A year for new skills?   

A year for new skills?    

Addressing the environmental impact of our homes and buildings will drive significant changes for homeowners and heating businesses. Iain Bevan, Commercial Manager – Renewable Heating at Daikin, outlines why 2023 is the year to expand and include air source heat pump installation. 

The abnormally dry summer and record-breaking temperatures experienced by the UK last year made it clear that the climate crisis must be urgently addressed. The Government has set a legally binding target for the UK to achieve net zero by 2050 but there is a long way to go before we get there. In the UK, around 30% of the total greenhouse gas emissions come from buildings, and heating accounts for more than three-quarters (79%) of this, which alone represents 23% of all UK emissions. 

Looking ahead to 2025 

Given the emissions currently generated, the focus of the next few years will undoubtedly be the decarbonisation of heating. There have already been updates to the Building Regulations, which came into force in June last year, with the aim of reducing emissions from new homes and other new buildings by as much as 30%. This will be followed by the Future Homes Standard in 2025, which, through further updates to the Building Regulations, will require homes built from 2025 to produce at least 75% fewer carbon emissions than one built in line with 2013 regulations. 

In addition, the Government has announced that from 2025 new homes must include low carbon heating systems in place of gas boilers. While there is no confirmation on when gas boilers will be phased out more widely, it is likely to happen in the coming years as the use of natural gas and other fossil fuels is constrained. 

As an established and proven low carbon technology, heat pumps have a clear role to play in decarbonisation. Air source heat pumps (ASHP) extract energy from the outside air via a refrigerant and use a compressor to raise the temperature of this refrigerant. The heat generated is then used to provide heating and hot water.  

Using a heat pump can significantly reduce the amount of energy required to meet the needs of the property as they typically function at around 300% efficiency – 3kw of heat generated for every 1kw of electricity used – and operate in temperatures as low as -25°C. These efficiency figures compare favourably with the approximately 90% efficiency achieved by new condensing gas boilers. 

What does this mean for heating installers now? 

To achieve the transition to low carbon heating, the UK will require a large number of qualified heat pump engineers, meaning there are significant opportunities for those with the required knowledge and skills. There are more than 27 million existing homes that need to be retrofitted in the next 25 years as well as installations in the new build properties. However, the Department for Business, Energy and Industrial Strategy (BEIS) estimates that there are less than 4,000 qualified heat pump installers in the UK*, compared to more than 130,000 Gas Safe Registered engineers. 

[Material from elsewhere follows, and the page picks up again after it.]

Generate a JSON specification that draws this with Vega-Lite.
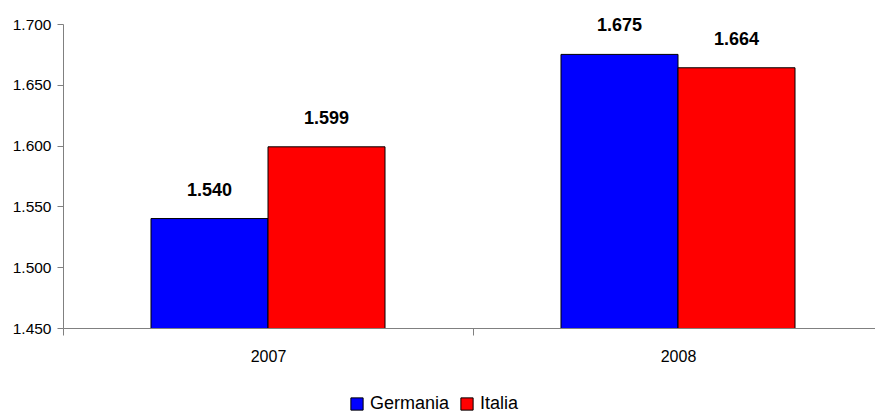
{
  "$schema": "https://vega.github.io/schema/vega-lite/v6.json",
  "autosize": {"type": "none"},
  "padding": {"left": 63, "top": 24, "right": 0, "bottom": 86},
  "width": 820,
  "height": 304,
  "background": "white",
  "config": {
    "view": {"stroke": null},
    "locale": {"number": {"decimal": ",", "thousands": ".", "grouping": [3], "currency": ["€", ""]}},
    "font": "Liberation Sans"
  },
  "data": {
    "values": [
      {"year": "2007", "country": "Germania", "value": 1540},
      {"year": "2007", "country": "Italia", "value": 1599},
      {"year": "2008", "country": "Germania", "value": 1675},
      {"year": "2008", "country": "Italia", "value": 1664}
    ]
  },
  "encoding": {
    "x": {
      "field": "year", "type": "nominal",
      "scale": {"paddingInner": 0, "paddingOuter": 0},
      "axis": {
        "title": null, "labelAngle": 0, "tickBand": "extent",
        "domainColor": "#808080", "tickColor": "#808080", "tickSize": 7,
        "labelFont": "Liberation Sans", "labelFontSize": 16, "labelColor": "black",
        "labelPadding": 13
      }
    },
    "xOffset": {"field": "country", "type": "nominal", "scale": {"paddingOuter": 0.752, "paddingInner": 0}},
    "y": {
      "field": "value", "type": "quantitative",
      "scale": {"domain": [1450, 1700], "zero": false, "nice": false},
      "axis": {
        "title": null, "values": [1450, 1500, 1550, 1600, 1650, 1700], "format": ",d",
        "grid": false, "domainColor": "#808080", "tickColor": "#808080", "tickSize": 6,
        "labelFont": "Liberation Sans", "labelFontSize": 15.5, "labelColor": "black",
        "labelPadding": 6
      }
    }
  },
  "layer": [
    {
      "mark": {"type": "bar", "stroke": "black", "strokeWidth": 1, "clip": true},
      "encoding": {
        "color": {
          "field": "country", "type": "nominal",
          "scale": {"domain": ["Germania", "Italia"], "range": ["#0000FF", "#FF0000"]},
          "legend": {
            "title": null, "orient": "none", "direction": "horizontal",
            "legendX": 285, "legendY": 371,
            "symbolType": "square", "symbolSize": 150, "symbolStrokeColor": "black", "symbolStrokeWidth": 1,
            "labelFont": "Liberation Sans", "labelFontSize": 18, "labelColor": "black",
            "columnPadding": 8, "labelOffset": 4
          }
        }
      }
    },
    {
      "mark": {"type": "text", "fontWeight": "bold", "fontSize": 18, "font": "Liberation Sans", "baseline": "alphabetic", "dy": -23, "color": "black"},
      "encoding": {
        "text": {"field": "value", "type": "quantitative", "format": ",d"}
      }
    }
  ]
}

With the correct support, it is relatively straightforward for qualified and experienced heating professionals to gain the knowledge and qualifications needed to install, commission and maintain heat pumps. In fact, mono-bloc heat pumps do not require F-Gas certification to install or maintain as the refrigerant is sealed within the unit. This means only water pipe connections are required between the heat pump unit and the building’s heating system pipework. 

While gas and oil boilers will not disappear overnight, they will be a progressively smaller part of the industry as renewable and low carbon alternatives, such as heat pumps, become more widespread. In addition, there are definite benefits to making the move into this area sooner rather than later. For example, there are currently initiatives in place to encourage homeowners to choose a heat pump as a replacement for their boiler.  

Until 2025, the Government’s Boiler Upgrade Scheme will provide funding to reduce the cost of heat pump installations in England and Wales. It offers homeowners a grant of up to £5,000 towards the cost. Similarly, the Home Energy Scotland Loan allows homeowners in Scotland to borrow up to £10,000 to fund the installation of a heat pump, with up to 75% cashback. This means the total repayable by the homeowner will be less than £2,500 on an interest-free loan. 

Taking the next step 

For heating engineers interested in adding heat pumps to the range of services they offer to their customers, seeking training is the first step. One of the best places to start is by looking at what heat pump manufacturers can offer. For example, at Daikin, we offer free product training sessions for installers. These are focussed on heat pump technologies and cover the installation, commissioning and maintenance of heat pump systems. Available at our national network of training centres, installers can find a location that is convenient for them. 

However, to take full advantage of the opportunities, installers may need to achieve Microgeneration Certification Scheme (MCS) accreditation through investment in further training and assessments. For example, new heat pump installations in England and Wales are only eligible for the Boiler Upgrade Scheme if carried out by an installer with MCS certification. Our Woking Training Centre offers the Logic LCL accredited heat pump qualification in the installation and maintenance of air source heat pump systems, which counts towards MCS certification. 

With the ongoing drive for the adoption of low carbon heating solutions and the current incentives making it easier for homeowners, there has never been a better time for heating professionals to expand their skills and help futureproof their business. Partnering with manufacturers who can offer the required training and support can help make acquiring the necessary knowledge and skills simple and straightforward.